When someone else rises to speak in a meeting for worship, one sometimes has the initial feeling that what is being said is irrelevant to one’s own conditioning. Rarely is it the case, however, that a spoken word, however falteringly delivered or apparently pointless, cannot become the basis for fruitful reflection by nearly everyone who hears it. In the final analysis, the old saying is perhaps true that the spirit makes no mistakes.
These are first-person times in America. These are times of self-centeredness and self-absorption. That is just how things have become for now. But why?
Mysteries
There is nothing more terrifying than one’s own mind.
There is no greater source of comfort than God.
What is God but one’s own mind?
The first of the above claims is a paraphrase of a Buddhist dictum. The second is a fair representation of a belief found in numerous theistic religions. The third is not a claim but a question. Perhaps it is a rhetorical question, in which case it could be worded as the claim "God is nothing but one’s own mind." This third claim could be made not as a metaphysical statement but more as an epistemological observation: "The only thing one can know of God is that part of God that can squeeze into the confines of one’s own mind. All the rest is perforce beyond one’s ken." Treat the question in whatever way suits your temperament.
The point of quoting the two claims and the question is to state what is increasingly obvious to me: one’s own mind is both the source of one’s greatest fear and one’s greatest comfort. The mind is both that to which one can go for refuge and that from which one feels a need to be a refugee. My own mind conjures up everything that terrifies me, and then it releases me from that terror by conjuring up something to protect me from the terrifying images it has created. The cycle continues unpredictably, sometimes amusingly and sometimes annoyingly. (Amusement and irritation, of course, are also created by the very mind taht creates the things that are found amusing and irritating.)
Folly takes many forms.
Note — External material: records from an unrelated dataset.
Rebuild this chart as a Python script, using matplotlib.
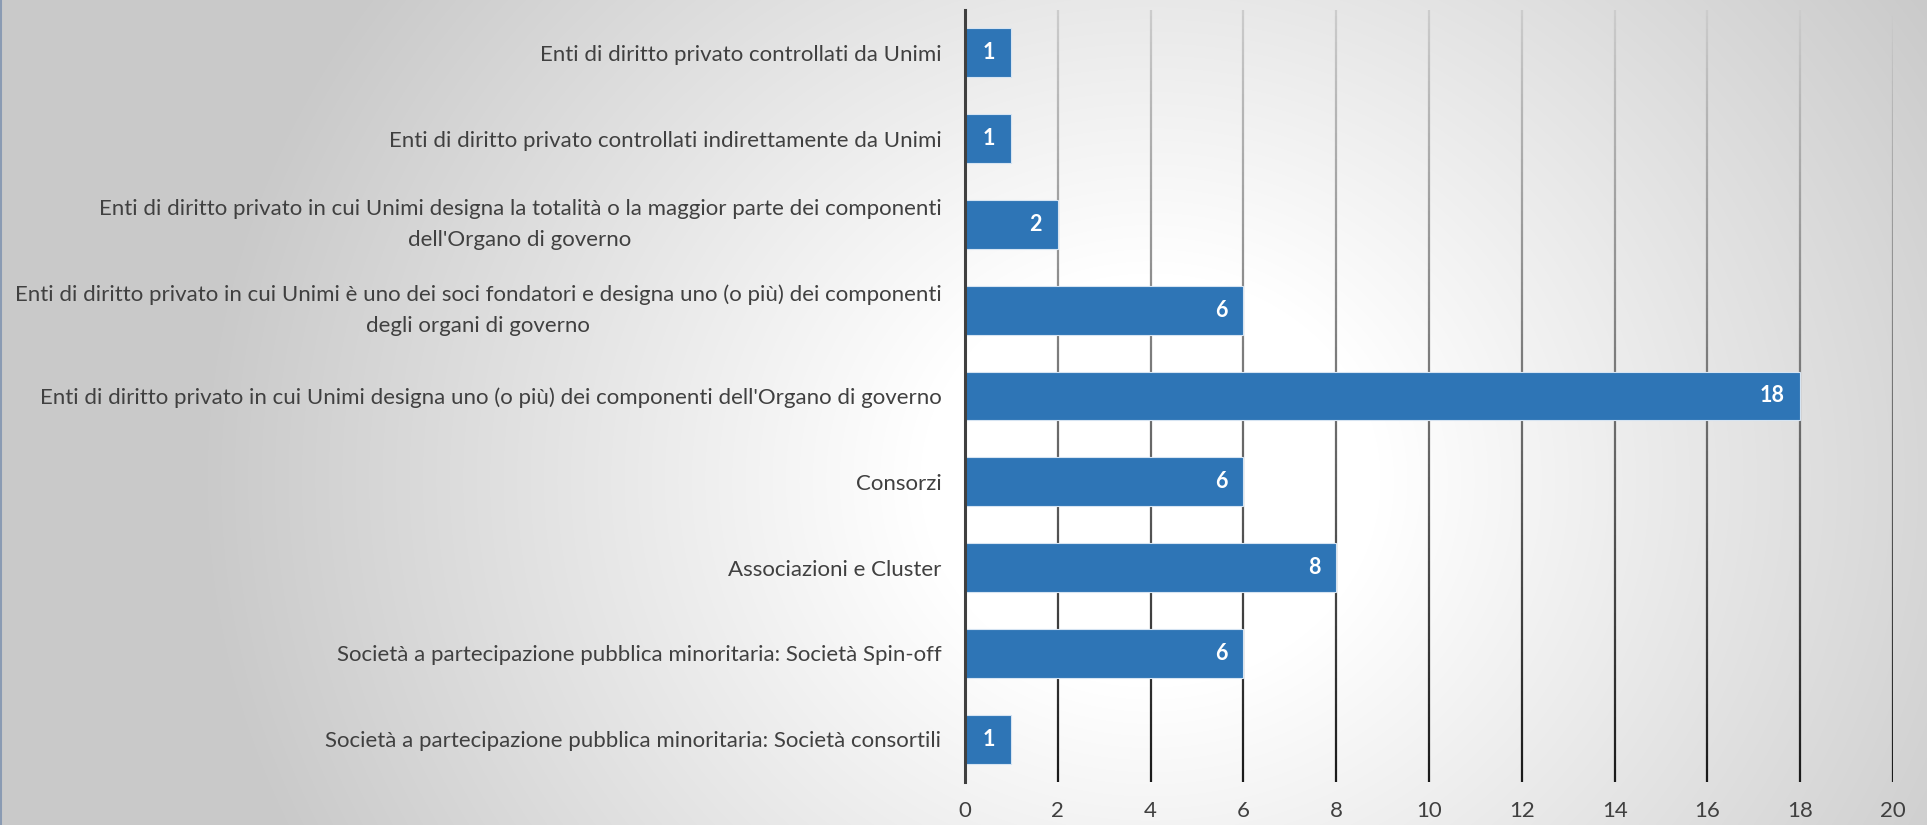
import numpy as np
import matplotlib.pyplot as plt
from matplotlib.collections import LineCollection

plt.rcParams['font.family'] = ['Lato', 'DejaVu Sans']

categories = [
    "Enti di diritto privato controllati da Unimi",
    "Enti di diritto privato controllati indirettamente da Unimi",
    "Enti di diritto privato in cui Unimi designa la totalità o la maggior parte dei componenti\ndell'Organo di governo",
    "Enti di diritto privato in cui Unimi è uno dei soci fondatori e designa uno (o più) dei componenti\ndegli organi di governo",
    "Enti di diritto privato in cui Unimi designa uno (o più) dei componenti dell'Organo di governo",
    "Consorzi",
    "Associazioni e Cluster",
    "Società a partecipazione pubblica minoritaria: Società Spin-off",
    "Società a partecipazione pubblica minoritaria: Società consortili",
]
values = [1, 1, 2, 6, 18, 6, 8, 6, 1]
xticks = [0, 2, 4, 6, 8, 10, 12, 14, 16, 18, 20]

W, H = 1927, 825
fig = plt.figure(figsize=(W / 100, H / 100), dpi=100)

# background: soft radial gradient, white around the bars, grey at the edges
bg = fig.add_axes([0, 0, 1, 1], zorder=-1)
yy, xx = np.mgrid[0:H, 0:W]
r = np.sqrt(((xx - 1150) / 1.0) ** 2 + ((yy - 480) / 0.9) ** 2)
g = 1 - 0.21 * np.clip((r - 230) / 720, 0, 1)
bg.imshow(np.dstack([g, g, g]), extent=[0, W, H, 0], aspect='auto')
bg.plot([1, 1], [0, H], color='#8a9bb3', lw=1.5)
bg.set_xlim(0, W)
bg.set_ylim(H, 0)
bg.axis('off')

ax = fig.add_axes([965 / W, (H - 782) / H, (1893 - 965) / W, (782 - 10) / H])
ax.patch.set_alpha(0)
n = len(categories)
y = np.arange(n)
ax.set_xlim(0, 20)
ax.set_ylim(n - 0.5, -0.5)

# gridlines fading from light grey at top to near black at bottom
ys = np.linspace(-0.5, n - 0.5, 120)
for t in xticks[1:]:
    segs = [[(t, ys[i]), (t, ys[i + 1])] for i in range(len(ys) - 1)]
    shade = np.linspace(0.80, 0.10, len(segs))
    cols = [(s, s, s) for s in shade]
    ax.add_collection(LineCollection(segs, colors=cols, linewidths=1.6, zorder=1))

bars = ax.barh(y, values, height=0.57, color='#2e75b6', edgecolor='#d6e4f2',
               linewidth=0.8, zorder=2)
for b, v in zip(bars, values):
    ax.annotate(str(v), (v, b.get_y() + b.get_height() / 2), xytext=(-16, 0),
                textcoords='offset pixels', ha='right', va='center',
                color='white', fontsize=15.5, fontweight='bold', zorder=3)

ax.set_yticks(y)
ax.set_yticklabels(categories, fontsize=16, color='#404040',
                   multialignment='center', linespacing=1.65)
for lab in ax.get_yticklabels():
    if '\n' in lab.get_text():
        lab.set_va('center')
ax.set_xticks(xticks)
ax.set_xticklabels([str(t) for t in xticks], fontsize=16, color='#404040')
ax.tick_params(axis='both', length=0)
ax.tick_params(axis='y', pad=17)
ax.tick_params(axis='x', pad=14)
for s in ['top', 'right', 'bottom']:
    ax.spines[s].set_visible(False)
ax.spines['left'].set_color('#404040')
ax.spines['left'].set_linewidth(2.2)
ax.spines['left'].set_zorder(4)

fig.savefig('out.png', dpi=100)
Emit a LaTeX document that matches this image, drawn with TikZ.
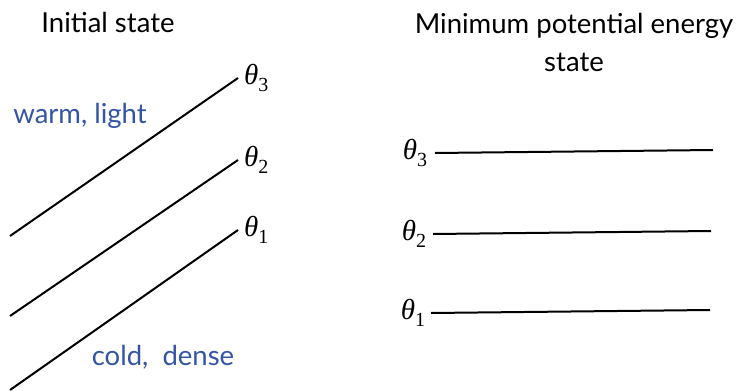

One form it takes is the belief that the mind is somehow under one’s control—that one can volunteer oneself out of fear by thinking more clearly, or by meditating or by praying. As one who does a fair amount of thinking (clearly, I hope, at least on good days) and meditating and even a little bit of praying, I have observed that nothing is predictable. Sometimes meditation "works" and sometimes it doesn’t. Sometimes prayer provides relief, and sometimes it doesn’t. Sometimes thinking is lucid, and often it is not. No practice can be known in advance to be effective. When things go well (that is, when terror goes dormant for a while, or when peace and tranquility arise or when love floods the heart), then one believes that whatever one was doing before things went well must be the cause of things going well. Or, if one honors the common religious taboo against taking credit for things going well, one may regard going well as an instance of divine grace—a gift, a charism. If one is otherwise conditioned or indoctrinated, one calls it all a matter of blind luck.
Whatever one calls it, all but the most foolish agree that there is not much of a correlation between what one sets out to achieve and what actually comes one’s way.
At the moment, I am very much at peace with the fact (if it really is a fact) that I have very little control over how I perceive things at any given moment. Peace of mind is a creation of the mind no less than terror, envy, hope and solace are creations of the mind. They come. They go. I just watch.